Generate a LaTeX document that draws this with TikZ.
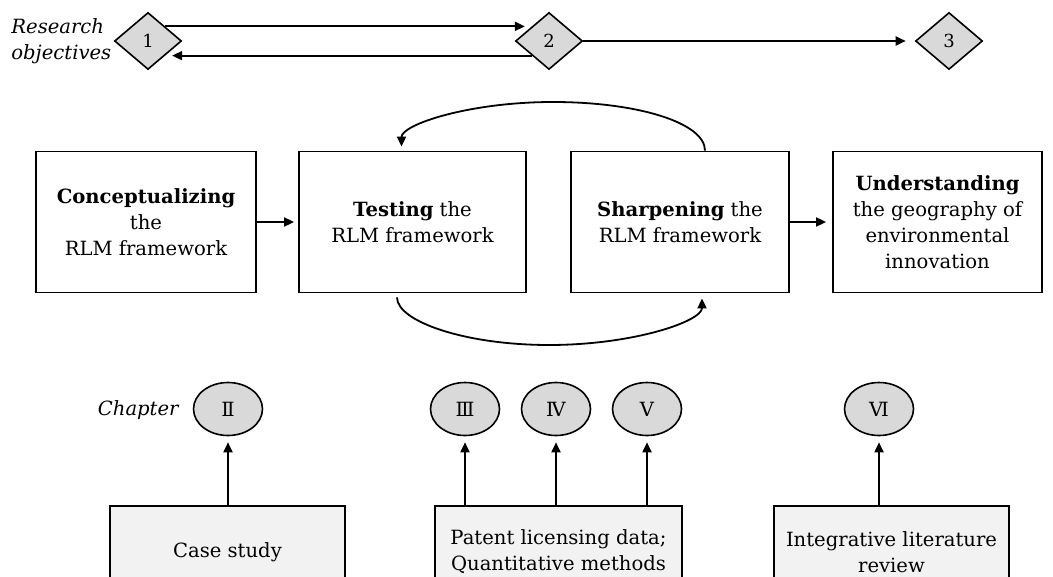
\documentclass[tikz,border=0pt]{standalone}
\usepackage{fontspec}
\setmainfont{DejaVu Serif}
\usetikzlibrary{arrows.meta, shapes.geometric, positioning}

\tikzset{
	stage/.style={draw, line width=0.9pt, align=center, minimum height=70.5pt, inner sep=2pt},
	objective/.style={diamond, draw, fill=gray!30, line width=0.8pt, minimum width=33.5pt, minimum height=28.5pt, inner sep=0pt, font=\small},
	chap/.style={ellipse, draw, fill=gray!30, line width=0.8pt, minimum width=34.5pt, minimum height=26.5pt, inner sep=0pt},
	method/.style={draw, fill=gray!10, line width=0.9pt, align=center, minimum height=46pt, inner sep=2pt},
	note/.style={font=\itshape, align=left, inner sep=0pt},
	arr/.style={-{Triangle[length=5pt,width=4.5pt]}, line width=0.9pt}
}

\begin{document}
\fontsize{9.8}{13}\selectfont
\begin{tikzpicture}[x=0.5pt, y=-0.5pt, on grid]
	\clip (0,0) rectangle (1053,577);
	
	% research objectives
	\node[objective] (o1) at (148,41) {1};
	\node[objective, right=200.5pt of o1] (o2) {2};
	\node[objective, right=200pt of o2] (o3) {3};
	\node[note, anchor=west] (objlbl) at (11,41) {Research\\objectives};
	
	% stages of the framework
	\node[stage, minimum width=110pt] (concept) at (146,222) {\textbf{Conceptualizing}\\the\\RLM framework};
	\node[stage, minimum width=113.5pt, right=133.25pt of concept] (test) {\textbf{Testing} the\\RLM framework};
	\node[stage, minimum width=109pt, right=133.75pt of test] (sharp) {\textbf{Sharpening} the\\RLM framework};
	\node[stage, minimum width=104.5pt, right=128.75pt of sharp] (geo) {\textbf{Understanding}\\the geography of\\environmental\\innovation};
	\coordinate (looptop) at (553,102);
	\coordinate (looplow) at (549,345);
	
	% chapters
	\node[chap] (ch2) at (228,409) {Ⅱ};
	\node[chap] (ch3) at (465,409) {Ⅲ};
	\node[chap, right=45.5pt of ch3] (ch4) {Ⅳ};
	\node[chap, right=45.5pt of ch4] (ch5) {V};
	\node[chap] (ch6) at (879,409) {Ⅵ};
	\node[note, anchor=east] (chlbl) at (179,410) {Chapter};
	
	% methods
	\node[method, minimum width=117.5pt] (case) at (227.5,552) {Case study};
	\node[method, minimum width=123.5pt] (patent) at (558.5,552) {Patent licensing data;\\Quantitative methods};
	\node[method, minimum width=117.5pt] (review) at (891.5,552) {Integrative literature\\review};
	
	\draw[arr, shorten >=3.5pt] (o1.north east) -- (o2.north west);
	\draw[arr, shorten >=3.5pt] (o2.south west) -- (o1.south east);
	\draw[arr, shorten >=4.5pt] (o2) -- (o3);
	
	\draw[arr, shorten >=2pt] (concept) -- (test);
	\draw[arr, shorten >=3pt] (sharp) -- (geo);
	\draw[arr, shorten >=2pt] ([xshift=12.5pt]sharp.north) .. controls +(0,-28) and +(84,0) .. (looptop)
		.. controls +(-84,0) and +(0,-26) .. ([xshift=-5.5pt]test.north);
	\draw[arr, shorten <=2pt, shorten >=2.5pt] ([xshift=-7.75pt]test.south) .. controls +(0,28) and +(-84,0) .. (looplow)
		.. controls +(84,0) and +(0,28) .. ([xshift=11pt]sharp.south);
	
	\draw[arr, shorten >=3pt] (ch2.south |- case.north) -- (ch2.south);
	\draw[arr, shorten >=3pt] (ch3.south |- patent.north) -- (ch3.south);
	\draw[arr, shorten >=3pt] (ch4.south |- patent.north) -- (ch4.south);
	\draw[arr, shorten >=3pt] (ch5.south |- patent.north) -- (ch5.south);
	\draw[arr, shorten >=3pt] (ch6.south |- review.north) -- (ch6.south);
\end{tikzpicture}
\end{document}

• _THE TASK_
Everything from the top line of the data down to and including the line with "anchor=west] (objlbl) at" is to be copied, except the pictures.

• _ANSWER IN FULL_
Generate a LaTeX document that draws this with TikZ.
\documentclass[tikz,border=0pt]{standalone}
\usepackage{fontspec}
\setmainfont{DejaVu Serif}
\usetikzlibrary{arrows.meta, shapes.geometric, positioning}

\tikzset{
	stage/.style={draw, line width=0.9pt, align=center, minimum height=70.5pt, inner sep=2pt},
	objective/.style={diamond, draw, fill=gray!30, line width=0.8pt, minimum width=33.5pt, minimum height=28.5pt, inner sep=0pt, font=\small},
	chap/.style={ellipse, draw, fill=gray!30, line width=0.8pt, minimum width=34.5pt, minimum height=26.5pt, inner sep=0pt},
	method/.style={draw, fill=gray!10, line width=0.9pt, align=center, minimum height=46pt, inner sep=2pt},
	note/.style={font=\itshape, align=left, inner sep=0pt},
	arr/.style={-{Triangle[length=5pt,width=4.5pt]}, line width=0.9pt}
}

\begin{document}
\fontsize{9.8}{13}\selectfont
\begin{tikzpicture}[x=0.5pt, y=-0.5pt, on grid]
	\clip (0,0) rectangle (1053,577);
	
	% research objectives
	\node[objective] (o1) at (148,41) {1};
	\node[objective, right=200.5pt of o1] (o2) {2};
	\node[objective, right=200pt of o2] (o3) {3};
	\node[note, anchor=west] (objlbl) at (11,41) {Research\\objectives};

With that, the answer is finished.